Opinião
As caricaturas satânicas
Para a generalidade dos cidadãos europeus, tudo isto parece descabido, porque o que aqui está mesmo em causa é um choque de civilizações que põe em confronto os valores das sociedades democráticas ocidentais e o valores do Islão que, no caso vertente, pro
A publicação de caricaturas do profeta Maomé feita pelo jornal dinamarquês «Jyllands-Posten», foi a bomba retardadora que começou a explodir um pouco por todos os continentes e a ameaçar o povo dinamarquês, conhecido pela sua tolerância e pacifismo.
A reprodução destes desenhos em outros jornais, designadamente na Noruega ou em França, ameaça, igualmente os europeus e os seus símbolos, como as representações da União Europeia em países árabes.
Estas reproduções, consideradas uma blasfémia, fizeram sair à rua, designadamente na Síria, país tido como relativamente moderado, ou mesmo em Beirute, no Líbano, onde uma parte importante da população é católica, ondas de puritanismo e de ressentimento, aproveitadas por grupos extremistas, ou então, segundo algumas análises de politólogos, por moderados com receio de serem ultrapassados no seu fervor religioso pelos fundamentalistas islâmicos.
Daí que a politização desta questão ameaça deitar mais gasolina para a fogueira de violência que já incendiou embaixadas e representações diplomáticas como a dinamarquesa e a norueguesa na Síria, e que se estende a outras partes do globo, como o Médio Oriente, Ásia e África, e se pode alargar à Europa, onde já em Bruxelas, coração da capital comunitária, cerca de 4000 pessoas se manifestaram em desagravo ao Profeta.
Por outro lado, é sabido a multiplicidade de comunidades muçulmanas que existem por essa Europa fora, assolados, genericamente, pelo desemprego, e pela exclusão social. Só na Dinamarca estima-se que existam cerca de 150 mil imigrantes muçulmanos a viver no país
Para a generalidade dos cidadãos europeus, tudo isto parece descabido, porque o que aqui está mesmo em causa é um choque de civilizações que põe em confronto os valores das sociedades democráticas ocidentais e o valores do Islão que, no caso vertente, proíbem a representação da figura do Profeta, tal como o Corão, símbolos religiosos intocáveis.
Nada que se não tenha passado há cerca de vinte e cinco anos com Salman Rushdie, na sequência dos seus versos satânicos.

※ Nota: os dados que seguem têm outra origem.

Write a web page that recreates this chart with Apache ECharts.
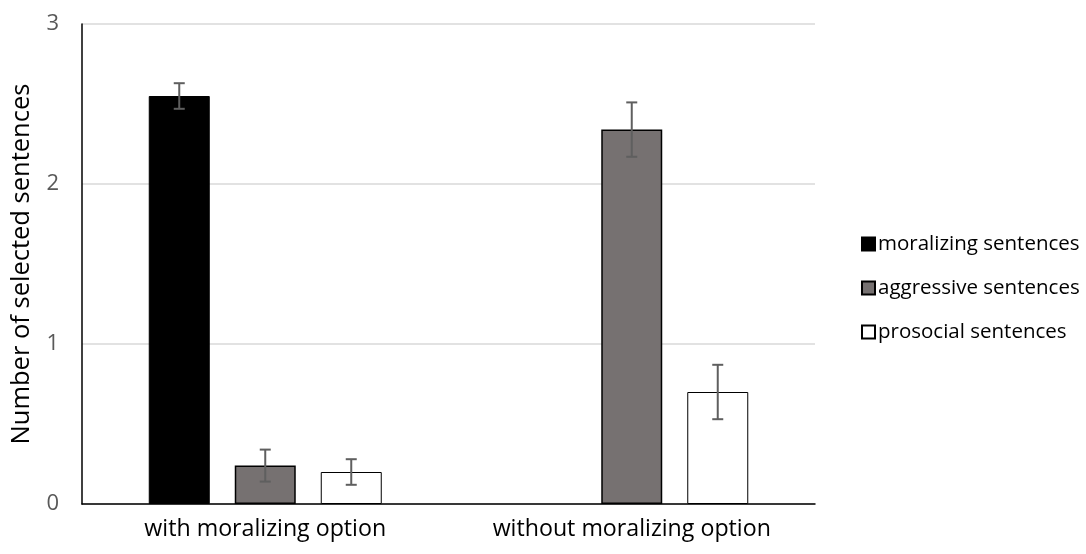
<!DOCTYPE html>
<html>
<head>
<meta charset="utf-8">
<script src="https://cdn.jsdelivr.net/npm/echarts@6/dist/echarts.min.js"></script>
<style>
html,body{margin:0;padding:0;background:#fff;}
#chart{width:1086px;height:554px;}
</style>
</head>
<body>
<div id="chart"></div>
<script>
const categories = ['with moralizing option', 'without moralizing option'];
const seriesNames = ['moralizing sentences', 'aggressive sentences', 'prosocial sentences'];
const moralizing = [2.55, null];
const aggressive = [0.24, 2.34];
const prosocial = [0.20, 0.70];
const moralizingErr = [[2.47, 2.63], null];
const aggressiveErr = [[0.14, 0.34], [2.17, 2.51]];
const prosocialErr = [[0.12, 0.28], [0.53, 0.87]];
const yTicks = [0, 1, 2, 3];

const FONT = 'Open Sans';
const BAR_W = 61;
const BAR_GAP_PX = 25;

const chart = echarts.init(document.getElementById('chart'));

function errSeries(errs, idx) {
  const data = [];
  errs.forEach((e, i) => { if (e) data.push([i, e[0], e[1]]); });
  return {
    type: 'custom',
    z: 10,
    silent: true,
    renderItem: function (params, api) {
      const c = api.value(0);
      const lo = api.coord([c, api.value(1)]);
      const hi = api.coord([c, api.value(2)]);
      const x = lo[0] + (idx - 1) * (BAR_W + BAR_GAP_PX);
      const cap = 5.5;
      const style = { stroke: '#5f5f5f', lineWidth: 2 };
      return {
        type: 'group',
        children: [
          { type: 'line', shape: { x1: x, y1: hi[1], x2: x, y2: lo[1] }, style: style },
          { type: 'line', shape: { x1: x - cap, y1: hi[1], x2: x + cap, y2: hi[1] }, style: style },
          { type: 'line', shape: { x1: x - cap, y1: lo[1], x2: x + cap, y2: lo[1] }, style: style }
        ]
      };
    },
    data: data
  };
}

const option = {
  animation: false,
  backgroundColor: '#ffffff',
  grid: { left: 82, right: 271, top: 24, bottom: 50, containLabel: false },
  legend: {
    orient: 'vertical',
    left: 856,
    top: 227,
    itemWidth: 13,
    itemHeight: 13,
    itemGap: 20,
    icon: 'rect',
    data: seriesNames,
    textStyle: { fontFamily: FONT, fontSize: 20.5, color: '#000', padding: [0, 0, 0, -2], lineHeight: 24 }
  },
  xAxis: {
    type: 'category',
    data: categories,
    axisLine: { lineStyle: { color: '#000', width: 1.5 } },
    axisTick: { show: false },
    axisLabel: { fontFamily: FONT, fontSize: 23.2, color: '#000', margin: 14 }
  },
  yAxis: {
    type: 'value',
    min: 0, max: 3, interval: 1,
    name: 'Number of selected sentences',
    nameLocation: 'middle',
    nameGap: 47,
    nameTextStyle: { fontFamily: FONT, fontSize: 25.5, color: '#000' },
    axisLine: { show: true, lineStyle: { color: '#000', width: 1.5 } },
    axisTick: { show: false },
    splitLine: { lineStyle: { color: '#d9d9d9', width: 1.5 } },
    axisLabel: {
      fontFamily: FONT, fontSize: 22, color: '#595959', margin: 23,
      formatter: function (v) { return yTicks.indexOf(v) >= 0 ? String(v) : ''; }
    }
  },
  series: [
    {
      name: seriesNames[0], type: 'bar', barWidth: BAR_W, barGap: (BAR_GAP_PX / BAR_W * 100) + '%',
      data: moralizing,
      itemStyle: { color: '#000000', borderColor: '#000', borderWidth: 1 }
    },
    {
      name: seriesNames[1], type: 'bar', barWidth: BAR_W,
      data: aggressive,
      itemStyle: { color: '#767171', borderColor: '#000', borderWidth: 1.5 }
    },
    {
      name: seriesNames[2], type: 'bar', barWidth: BAR_W,
      data: prosocial,
      itemStyle: { color: '#ffffff', borderColor: '#000', borderWidth: 1 }
    },
    errSeries(moralizingErr, 0),
    errSeries(aggressiveErr, 1),
    errSeries(prosocialErr, 2)
  ]
};
chart.setOption(option);
</script>
</body>
</html>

Ou seja, enquanto na Europa Ocidental a liberdade de expressão é um direito fundamental, o mesmo não sucede em sociedades islâmicas onde esta é limitada pela religião.
Por outro lado, pode argumentar-se que no Ocidente embora a liberdade de expressão seja consagrada constitucionalmente, o que é certo é que ela não é absoluta e não pode ser usada para justificar a difamação, a calúnia, a obscenidade, a subversão ou a violência, sendo que a maioria das democracias proíbe a incitação ao ódio racial, étnico ou religioso. E este é o grande desafio, o de conseguir o equilíbrio que consiste em defender intransigentemente a liberdade de expressão, enquanto direito basilar da genética ocidental, mas simultaneamente impedir o discurso intimidatório ou subversivo.
De resto, vários sociólogos e políticos árabes já se manifestaram sobre estas publicações, considerando uma forma estúpida de usar a liberdade de expressão, porque símbolos sagrados de uma das mais importantes religiões do mundo são objecto de escárnio, de provocação e de falta de respeito.
No meio de tudo isto, a União Europeia ficou impotente e limita-se a reunir os vinte cinco Ministros dos Negócios Estrangeiros, bem como a incumbir o seu Alto Representante para a Política Externa e de Segurança Comum, de promover mais diplomacia, o que implica apenas que se multipliquem os apelos à calma e ao diálogo, absolutamente inúteis face a outros valores e mentalidades.
A questão é que o fenómeno pode continuar a alastrar-se, desproporcionadamente, sobretudo se nos lembrarmos que, ao longo da história, incluindo a das Cruzadas, se matou e chacinou apenas e tão somente por causa da religião.